We’re big fans of games in our household, particularly strategy ones for the adults. My Christmas present from DD was Splendour, which we’ve enjoyed countless times this month. Its advantages are: you can play with just two (but we have had a few games of four with friends, and it works equally well), the games are short for this genre (half an hour or less), it’s simple to pick up – but, like the best strategy games, has a vast number of different strategies you can use to win. Also – strategy game fans will know I’m not being shallow here – the game is made so nicely! Beautiful pictures, proper, weighty coins, and the box fits everything perfectly. Nice!
With the kids, we’ve enjoyed much Dobble, and a new one for Christmas: Blink (readily available on eBay, once that link expires). If you have primary-aged children in your home, or you buy presents for some, I highly recommend both of these.
In other news…
I managed to keep the downstairs tidy (by my standards, i.e. a little lower than average) for an entire month!
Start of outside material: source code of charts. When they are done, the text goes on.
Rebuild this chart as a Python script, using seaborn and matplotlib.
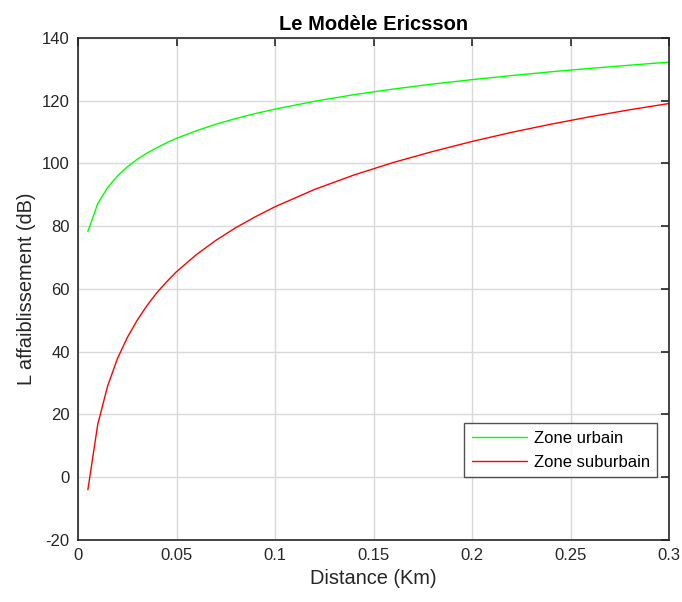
import numpy as np
import pandas as pd
import seaborn as sns
import matplotlib.pyplot as plt

# distance (km) and path loss (dB)
distance = [0.005, 0.01, 0.015, 0.02, 0.025, 0.03, 0.035, 0.04, 0.045, 0.05,
            0.06, 0.07, 0.08, 0.09, 0.1, 0.12, 0.14, 0.16, 0.18, 0.2,
            0.22, 0.24, 0.26, 0.28, 0.3]
urbain = [78.3, 87.2, 92.3, 96.0, 98.9, 101.3, 103.3, 105.0, 106.6, 108.0,
          110.4, 112.5, 114.3, 115.9, 117.3, 119.8, 121.9, 123.7, 125.3, 126.7,
          128.0, 129.2, 130.3, 131.3, 132.3]
suburbain = [-4.0, 16.8, 29.0, 37.8, 44.5, 50.0, 54.7, 58.8, 62.3, 65.5,
             70.9, 75.5, 79.5, 83.0, 86.2, 91.7, 96.3, 100.3, 103.8, 107.0,
             109.9, 112.5, 114.9, 117.1, 119.1]

df = pd.DataFrame({
    'Distance': distance * 2,
    'Loss': urbain + suburbain,
    'Zone': ['Zone urbain'] * len(distance) + ['Zone suburbain'] * len(distance),
})

sns.set_style('white')
plt.rcParams['font.family'] = ['Liberation Sans', 'DejaVu Sans']
plt.rcParams['axes.unicode_minus'] = False
dark = '#262626'

fig = plt.figure(figsize=(6.82, 6.02), dpi=100)
ax = fig.add_axes([0.1144, 0.103, 0.8666, 0.834])

sns.lineplot(data=df, x='Distance', y='Loss', hue='Zone', sort=False,
             palette={'Zone urbain': '#00ff00', 'Zone suburbain': '#ff0000'},
             linewidth=1.0, ax=ax)

ax.set_xlim(0, 0.3)
ax.set_ylim(-20, 140)
ax.set_xticks([0, 0.05, 0.1, 0.15, 0.2, 0.25, 0.3])
ax.set_xticklabels(['0', '0.05', '0.1', '0.15', '0.2', '0.25', '0.3'])
ax.set_yticks(range(-20, 141, 20))
ax.grid(True, color='#d9d9d9', linewidth=1.0)
ax.tick_params(direction='in', length=6, width=1.2, colors=dark, labelsize=12,
               top=True, right=True, pad=6)
for sp in ax.spines.values():
    sp.set_color(dark)
    sp.set_linewidth(1.2)

ax.set_xlabel('Distance (Km)', fontsize=14.4, color=dark)
ax.set_ylabel('L affaiblissement (dB)', fontsize=14.4, color=dark)
ax.set_title('Le Modèle Ericsson', fontsize=14.5, fontweight='bold', color='black', pad=6)

leg = ax.legend(loc='lower right', bbox_to_anchor=(0.98, 0.125), fontsize=12,
                frameon=True, fancybox=False, handlelength=3.3, borderpad=0.45,
                labelspacing=0.55, handletextpad=0.4, borderaxespad=0)
leg.get_frame().set_edgecolor(dark)
leg.get_frame().set_linewidth(1.0)
for t in leg.get_texts():
    t.set_color('black')

fig.savefig('out.png', dpi=100)
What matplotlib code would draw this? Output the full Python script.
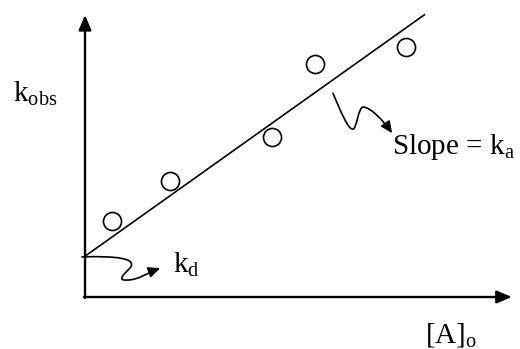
import matplotlib
matplotlib.use("Agg")
import matplotlib.pyplot as plt
import numpy as np
from matplotlib.path import Path
from matplotlib.patches import FancyArrowPatch

plt.rcParams['font.family'] = ['Liberation Serif', 'DejaVu Serif']
plt.rcParams['mathtext.fontset'] = 'custom'
plt.rcParams['mathtext.rm'] = 'Liberation Serif'
plt.rcParams['mathtext.it'] = 'Liberation Serif:italic'
plt.rcParams['mathtext.bf'] = 'Liberation Serif:bold'

# Data (arbitrary units)
conc = [0.8, 2.5, 5.5, 6.75, 9.45]
kobs = [2.25, 3.4, 4.7, 6.85, 7.35]
kd = 1.2          # intercept
ka = 0.712        # slope
line_x = [0.0, 10.0]

fig = plt.figure(figsize=(5.2, 3.49), dpi=100)
ax = fig.add_axes([0, 0, 1, 1])
ax.set_xlim(-2.5, 12.79)
ax.set_ylim(-1.53, 8.74)
ax.axis('off')

# axes with arrows
ax.annotate('', xy=(0, 8.3), xytext=(0, -0.03),
            arrowprops=dict(arrowstyle='-|>,head_length=0.9,head_width=0.38',
                            lw=1.7, color='black', shrinkA=0, shrinkB=0))
ax.annotate('', xy=(12.55, 0), xytext=(-0.03, 0),
            arrowprops=dict(arrowstyle='-|>,head_length=0.9,head_width=0.38',
                            lw=1.7, color='black', shrinkA=0, shrinkB=0))

# fit line
lx = np.array(line_x)
ax.plot(lx, kd + ka * lx, color='black', lw=1.2, solid_capstyle='butt')

# data points
ax.plot(conc, kobs, linestyle='none', marker='o', markersize=13,
        markerfacecolor='none', markeredgecolor='black', markeredgewidth=1.2)

# squiggle arrow for slope
verts1 = [(7.29, 6.0), (7.5, 5.5), (7.74, 4.91), (7.88, 4.94),
          (8.0, 4.97), (8.03, 5.59), (8.18, 5.59),
          (8.38, 5.59), (8.76, 5.21), (9.03, 4.82)]
codes1 = [Path.MOVETO] + [Path.CURVE4] * 9
p1 = FancyArrowPatch(path=Path(verts1, codes1),
                     arrowstyle='-|>,head_length=7,head_width=3.2',
                     color='black', lw=1.2)
ax.add_patch(p1)

# squiggle arrow for intercept
verts2 = [(-0.09, 1.18), (0.88, 1.21), (1.56, 1.15), (1.32, 0.85),
          (1.15, 0.68), (0.91, 0.47), (1.26, 0.50),
          (1.56, 0.50), (1.91, 0.74), (2.21, 0.85)]
codes2 = [Path.MOVETO] + [Path.CURVE4] * 9
p2 = FancyArrowPatch(path=Path(verts2, codes2),
                     arrowstyle='-|>,head_length=7,head_width=3.2',
                     color='black', lw=1.2)
ax.add_patch(p2)

fs = 21
ax.text(-2.12, 5.74, r'k$_{\mathrm{obs}}$', fontsize=fs, ha='left', va='baseline')
ax.text(9.03, 4.21, r'Slope = k$_{\mathrm{a}}$', fontsize=fs, ha='left', va='baseline')
ax.text(2.59, 0.71, r'k$_{\mathrm{d}}$', fontsize=fs, ha='left', va='baseline')
ax.text(10.0, -1.33, r'[A]$_{\mathrm{o}}$', fontsize=fs, ha='left', va='baseline')

fig.savefig('out.png', dpi=100)
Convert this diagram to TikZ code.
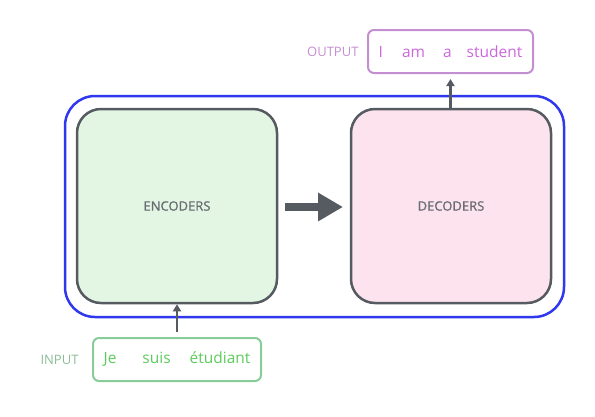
\documentclass[tikz,border=0pt]{standalone}
\usepackage{fontspec}
\setmainfont{Open Sans}
\newfontfamily\semifont[FakeBold=0.8]{Open Sans}
\usetikzlibrary{arrows.meta}

\definecolor{stackblue}{HTML}{3038EE}
\definecolor{boxgrey}{HTML}{565B61}
\definecolor{encfill}{HTML}{E3F6E3}
\definecolor{decfill}{HTML}{FDE3EE}
\definecolor{outline}{HTML}{C48FD0}
\definecolor{outtext}{HTML}{CC66DD}
\definecolor{inline}{HTML}{88CC99}
\definecolor{intext}{HTML}{5CCB5C}
\definecolor{inlabel}{HTML}{8CBB98}

\begin{document}
\begin{tikzpicture}[x=1pt, y=-1pt,
    coder/.style={draw=boxgrey, line width=2.5pt, rounded corners=24pt,
      minimum width=200pt, minimum height=194pt, text=boxgrey!90,
      font=\semifont\fontsize{13}{15}\selectfont},
    wordbox/.style={line width=2pt, rounded corners=6pt,
      minimum height=43pt, font=\fontsize{15.5}{18}\selectfont},
    tag/.style={font=\fontsize{13}{15}\selectfont},
    thin arrow/.style={draw=boxgrey, line width=2.5pt,
      -{Triangle[length=7pt,width=8pt]}}
    ]
    \useasboundingbox (0,0) rectangle (595,416);
    % outer stack
    \draw[stackblue, line width=2.5pt, rounded corners=30pt]
      (65,96) rectangle (564,317);
    \node[coder, fill=encfill] (enc) at (177,206) {ENCODERS};
    \node[coder, fill=decfill] (dec) at (451,206) {DECODERS};
    \draw[boxgrey, line width=8pt, -{Triangle[length=25pt,width=27pt]}]
      (285,207) -- (343,207);
    % output sentence
    \node[wordbox, draw=outline, text=outtext, minimum width=165pt]
      (out) at (450.5,51.5) {I\hspace{19pt}am\hspace{18pt}a\hspace{15pt}student};
    \node[tag, text=outline, anchor=east] (outlbl) at (362,52) {OUTPUT};
    % input sentence
    \node[wordbox, draw=inline, text=intext, minimum width=168pt]
      (in) at (177,359.5) {Je\hspace{26pt}suis\hspace{19pt}étudiant};
    \node[tag, text=inlabel, anchor=east] (inlbl) at (82,360) {INPUT};
    \draw[thin arrow, shorten >=5pt] (dec.north -| out.south) -- (out.south);
    \draw[thin arrow, shorten <=5pt] (in.north) -- (enc.south);
\end{tikzpicture}
\end{document}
Woohoo!
I think I saw the bottom of a laundry basket at some point, but the memory quickly faded.
The kiddoes, as usual, went to more parties than I did.
We caught up with American friends we hadn’t seen in 3.5 years, a British friend we hadn’t seen in over a year, a cousin we see intermittently, and made a trip to the in-laws for a special birthday.
I enjoyed an afternoon’s training in Dalcroze Eurythmics, knowing this means nothing to about 99% of my readers, but throwing it in there anyway as a proud moment.
Oh…and our school which was in Special Measures? It got a GOOD from Ofsted! Just about our proudest moment for the month, and possibly the year!
…and that’s about it for January. What have you been into?